How to Minimize the Baby Things in Your Home and Stay True to You

My least favourite thing leading up to becoming a parent was all of the frustrating and unsolicited advice from practically anyone who could see that I was pregnant. Amongst the long list of so-called helpful tidbits were things like:

  • Make sure you do anything you’ve ever wanted to do before your baby gets here, because once it’s here you’ll never be able to do anything

  • Good luck travelling with a new baby

  • You need to buy a bigger house because baby’s come with a lot of stuff

And a personal favourite,

  • Beware of your house becoming overrun by all of the colourful and plastic toys and baby accessories

I’m not going to get into why anyone—stranger or otherwise—feel the need to share an unfiltered version of whatever comes to mind when they hear that you’re expecting, because that could be a novel in and of itself, so I’m just going to stick to the task at hand and explain how we’ve managed to minimize the “baby-things” in our spaces.
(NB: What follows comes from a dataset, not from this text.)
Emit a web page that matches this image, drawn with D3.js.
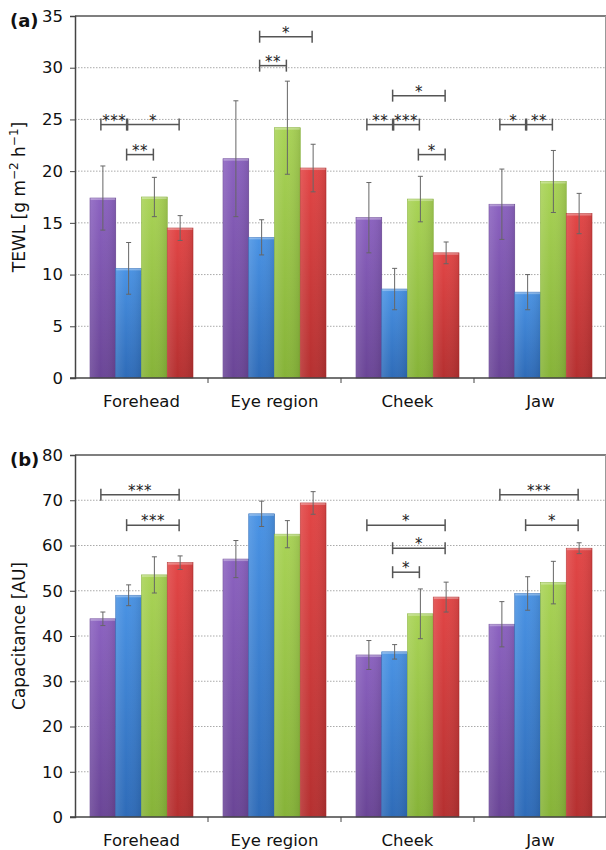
<!DOCTYPE html>
<html>
<head>
<meta charset="utf-8">
<script src="https://cdn.jsdelivr.net/npm/d3@7"></script>
<style>
  body { margin: 0; background: #fff; }
  svg { font-family: "DejaVu Sans", Verdana, sans-serif; }
</style>
</head>
<body>
<script>
// categories & groups
let regions = ["Forehead", "Eye region", "Cheek", "Jaw"]
let groups = ["g1", "g2", "g3", "g4"]

// (a) TEWL, mean and sd per region, one value per group
let tewlMean = [[17.4, 10.6, 17.5, 14.5], [21.2, 13.6, 24.2, 20.3], [15.5, 8.6, 17.3, 12.1], [16.8, 8.3, 19.0, 15.9]]
let tewlSd = [[3.1, 2.5, 1.9, 1.2], [5.6, 1.7, 4.5, 2.3], [3.4, 2.0, 2.2, 1.05], [3.4, 1.7, 3.0, 1.95]]
let tewlTicks = [0, 5, 10, 15, 20, 25, 30, 35]
// significance: region, from group, to group, height, stars
let tewlSig = [
  [0, 0, 1, 24.5, "***"], [0, 1, 3, 24.5, "*"], [0, 1, 2, 21.6, "**"],
  [1, 1, 3, 33.0, "*"], [1, 1, 2, 30.2, "**"],
  [2, 0, 1, 24.5, "**"], [2, 1, 2, 24.5, "***"], [2, 1, 3, 27.3, "*"], [2, 2, 3, 21.6, "*"],
  [3, 0, 1, 24.5, "*"], [3, 1, 2, 24.5, "**"]
]

// (b) capacitance
let capMean = [[43.8, 49.0, 53.5, 56.2], [57.0, 67.0, 62.5, 69.4], [35.8, 36.5, 44.9, 48.6], [42.6, 49.4, 51.8, 59.4]]
let capSd = [[1.5, 2.3, 4.0, 1.5], [4.1, 2.8, 3.0, 2.5], [3.2, 1.6, 5.5, 3.3], [5.0, 3.7, 4.7, 1.2]]
let capTicks = [0, 10, 20, 30, 40, 50, 60, 70, 80]
let capSig = [
  [0, 0, 3, 71.2, "***"], [0, 1, 3, 64.5, "***"],
  [2, 0, 3, 64.5, "*"], [2, 1, 3, 59.4, "*"], [2, 1, 2, 54.1, "*"],
  [3, 0, 3, 71.2, "***"], [3, 1, 3, 64.5, "*"]
]

// colors: [top, bottom]
let colors = [["#8b62c0", "#6a4596"], ["#4a93e4", "#2e6bb8"], ["#a9d356", "#86b338"], ["#e24646", "#b53030"]]

let W = 606, H = 850
let svg = d3.select("body").append("svg").attr("width", W).attr("height", H)

let defs = svg.append("defs")
colors.forEach((c, i) => {
  let g = defs.append("linearGradient").attr("id", "grad" + i)
    .attr("x1", 0).attr("y1", 0).attr("x2", 0).attr("y2", 1)
  g.append("stop").attr("offset", "0%").attr("stop-color", c[0])
  g.append("stop").attr("offset", "100%").attr("stop-color", c[1])
  let h = defs.append("linearGradient").attr("id", "side" + i)
    .attr("x1", 0).attr("y1", 0).attr("x2", 1).attr("y2", 0)
  h.append("stop").attr("offset", "0%").attr("stop-color", "#fff").attr("stop-opacity", 0.12)
  h.append("stop").attr("offset", "40%").attr("stop-color", "#fff").attr("stop-opacity", 0)
  h.append("stop").attr("offset", "100%").attr("stop-color", "#000").attr("stop-opacity", 0.1)
})

let left = 75, right = 607

let x0 = d3.scaleBand().domain(regions).range([left, right])
let x1 = d3.scaleBand().domain(groups).range([15, 118])

function panel(top, bottom, ticks, means, sds, sig, label, yTitle) {
  let y = d3.scaleLinear().domain([0, d3.max(ticks)]).range([bottom, top])
  let g = svg.append("g")

  // gridlines
  g.selectAll(".grid")
    .data(ticks.slice(1, -1))
    .enter().append("line")
    .attr("x1", left).attr("x2", right)
    .attr("y1", d => y(d)).attr("y2", d => y(d))
    .attr("stroke", "#aaa").attr("stroke-dasharray", "1.5,1.5")

  // frame top & right
  g.append("line").attr("x1", left).attr("x2", right)
    .attr("y1", y(d3.max(ticks))).attr("y2", y(d3.max(ticks)))
    .attr("stroke", "#555").attr("stroke-width", 1.5)
  g.append("line").attr("x1", 605.5).attr("x2", 605.5)
    .attr("y1", top).attr("y2", bottom)
    .attr("stroke", "#999")

  // bars
  regions.forEach((r, ri) => {
    let rg = g.append("g").attr("transform", "translate(" + x0(r) + ",0)")
    groups.forEach((s, si) => {
      let v = means[ri][si], sd = sds[ri][si]
      let bx = x1(s), bw = x1.bandwidth()
      rg.append("rect")
        .attr("x", bx).attr("y", y(v))
        .attr("width", bw).attr("height", y(0) - y(v))
        .attr("fill", "url(#grad" + si + ")")
        .attr("stroke", colors[si][1]).attr("stroke-width", 0.6)
      rg.append("rect")
        .attr("x", bx).attr("y", y(v))
        .attr("width", bw).attr("height", y(0) - y(v))
        .attr("fill", "url(#side" + si + ")")
      rg.append("rect")
        .attr("x", bx + 0.5).attr("y", y(v))
        .attr("width", bw - 1).attr("height", 2)
        .attr("fill", "#fff").attr("opacity", 0.3)
      // error bar
      let cx = bx + bw / 2
      rg.append("line").attr("x1", cx).attr("x2", cx)
        .attr("y1", y(v - sd)).attr("y2", y(v + sd))
        .attr("stroke", "#666").attr("stroke-width", 1)
      ;[v - sd, v + sd].forEach(e => {
        rg.append("line").attr("x1", cx - 2.5).attr("x2", cx + 2.5)
          .attr("y1", y(e)).attr("y2", y(e))
          .attr("stroke", "#666").attr("stroke-width", 1)
      })
    })
  })

  // y axis
  let yAxis = d3.axisLeft(y).tickValues(ticks).tickSize(5).tickPadding(7)
  let ya = g.append("g").attr("transform", "translate(" + left + ",0)").call(yAxis)
  ya.select(".domain").attr("stroke", "#444").attr("stroke-width", 1.5)
  ya.selectAll(".tick line").attr("stroke", "#444")
  ya.selectAll("text").attr("font-size", 16.5).attr("fill", "#111")
    .attr("font-family", "DejaVu Sans")

  // x axis
  let xa = g.append("g").attr("transform", "translate(0," + bottom + ")")
  xa.append("line").attr("x1", left - 5).attr("x2", right).attr("stroke", "#444").attr("stroke-width", 1.5)
  xa.selectAll(".sep")
    .data(regions.slice(1))
    .enter().append("line")
    .attr("x1", d => x0(d)).attr("x2", d => x0(d))
    .attr("y1", 0).attr("y2", 5)
    .attr("stroke", "#444")
  xa.selectAll(".lab")
    .data(regions)
    .enter().append("text")
    .attr("x", d => x0(d) + x0.bandwidth() / 2)
    .attr("y", 29)
    .attr("text-anchor", "middle")
    .attr("font-size", 16.5).attr("fill", "#111")
    .text(d => d)

  // significance brackets
  sig.forEach(d => {
    let base = x0(regions[d[0]])
    let xa1 = base + x1(groups[d[1]]) + x1.bandwidth() / 2 - 2
    let xa2 = base + x1(groups[d[2]]) + x1.bandwidth() / 2 - 1
    let yy = y(d[3])
    let b = g.append("g").attr("stroke", "#555").attr("stroke-width", 1.5)
    b.append("line").attr("x1", xa1).attr("x2", xa2).attr("y1", yy).attr("y2", yy)
    b.append("line").attr("x1", xa1).attr("x2", xa1).attr("y1", yy - 6).attr("y2", yy + 6)
    b.append("line").attr("x1", xa2).attr("x2", xa2).attr("y1", yy - 6).attr("y2", yy + 6)
    g.append("text")
      .attr("x", (xa1 + xa2) / 2).attr("y", yy + 1)
      .attr("text-anchor", "middle")
      .attr("font-size", 15).attr("letter-spacing", 0.5).attr("fill", "#222")
      .text(d[4])
  })

  // panel label
  g.append("text").attr("x", 10).attr("y", top + 11)
    .attr("font-size", 18).attr("font-weight", "bold").attr("fill", "#111")
    .text(label)

  // y title
  let t = g.append("text")
    .attr("transform", "translate(25," + (top + bottom) / 2 + ") rotate(-90)")
    .attr("text-anchor", "middle")
    .attr("font-size", 17).attr("fill", "#111")
  yTitle.forEach(p => {
    let ts = t.append("tspan").text(p[0])
    if (p[1]) ts.attr("font-size", 12).attr("dy", -7)
    else if (p[2]) ts.attr("dy", 7)
  })
}

panel(16, 378, tewlTicks, tewlMean, tewlSd, tewlSig, "(a)",
  [["TEWL [g m"], ["\u22122", true], [" h", false, true], ["\u22121", true], ["]", false, true]])
panel(455, 817, capTicks, capMean, capSd, capSig, "(b)", [["Capacitance [AU]"]])
</script>
</body>
</html>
Firstly, Mark and I are relatively minimal people; we’ve always been drawn to simple spaces that aren’t cluttered, have an intentional aesthetic, and just feel good to be in; so long before Birdy ever joined the picture, we had a really good sense of how we wanted our spaces to be.

Second of all, we’re also a duo who believe that quality trumps quantity, and don’t often subscribe to the huge consumer mindset of needing to buy anything and everything that we come across. For a while now, we’ve been working at being more intentional with our purchases, so that has carried into our role as parents when it came to buying things for Birdy. We’ve always stuck to “less is more” when it comes to clothing and toys for Birdy, and the only thing that we truly have a lot of for her, is books (which too many books is never a bad thing, especially when most of them are secondhand, and they are also so great for littles to become accustomed to). A few things that we tried to keep in mind when it comes to material things, is that not only are babies and kids changing/outgrowing everything at a rapid pace which quickly out dates high volumes of toys, but they also don’t need to be inundated with new toys constantly when a lot of the time they’d rather play with simple non-toy items—you’d be surprised at what non-toy items that they’ll often gravitate towards and play with more than any of their toys.

Lastly, we had a feeling before Birdy was even more that she would thrive best in an outdoor environment, so ever since birth we’ve been trying to immerse her and her curiosity into nature as opposed to always having her play indoors. Of course, with living in Calgary, outside play is not always possible, but we try and make it happen as often as we can. Simple activities like shovelling sand, pinecones, or rocks into buckets is something she’s always enjoyed. She’s spent what felt like hours collecting berries and leaves into her buckets, throwing rocks into the river, or playing in her little backyard pool. Nature is the best source of exploring and learning, so it’s definitely a great resource to utilize if you’re wanting to minimize all things kid/baby in your home.


Chances are that if you have a child, your home isn’t going to be 100% baby free, that just wouldn’t make a whole lot of sense; but, I thought I would share a few tips and resources that might be helpful when it comes to minimizing the colourful, loud, mass-market plastic toys and baby items.  

1 - Even before baby is born—or starting now—gently implement buying guidelines for your family members or friends who are wanting to spoil your little.

We knew from the get-go that we wanted to make sure that everyone was on the same page when it came to gifting Birdy and that we all knew what was important to us when it came to buying her clothes, toys, or otherwise. You can simply have a simple, more generic rule like no plastics, or no toys that require batteries/make noise, or you could even be super specific and compile a large list of small businesses or shops that you’d like to help support whenever a gift is wanting to be bought.

2 - when you’re on the hunt for goods for your babe, stick within the colour palette and aesthetic of your spaces (especially if it’s going to be a larger item that will be visible most of the time).

I know that there is a time and place for colours and certain items when it comes to development and learning milestones, but either have a hidden space for those things (like in your living room credenza, or lidded wicker baskets), or find versions that compliment your style and values (sustainability, vegan, etc, etc).

3 - one of the best practices that we started doing in the months after Birdy was born was ensuring that every night—no matter how tired we felt—we tidied up our space and put everything back in their places.

There is no better feeling that waking up and coming downstairs into a clean and renewed space. No matter what the day holds, or how hard the night was prior, wandering into a tidy space at the start of a new day works wonders.

How have you managed to stay true to your space since baby arrived?
Are there any areas that your struggling with most when it comes to minimizing the takeover of baby goods?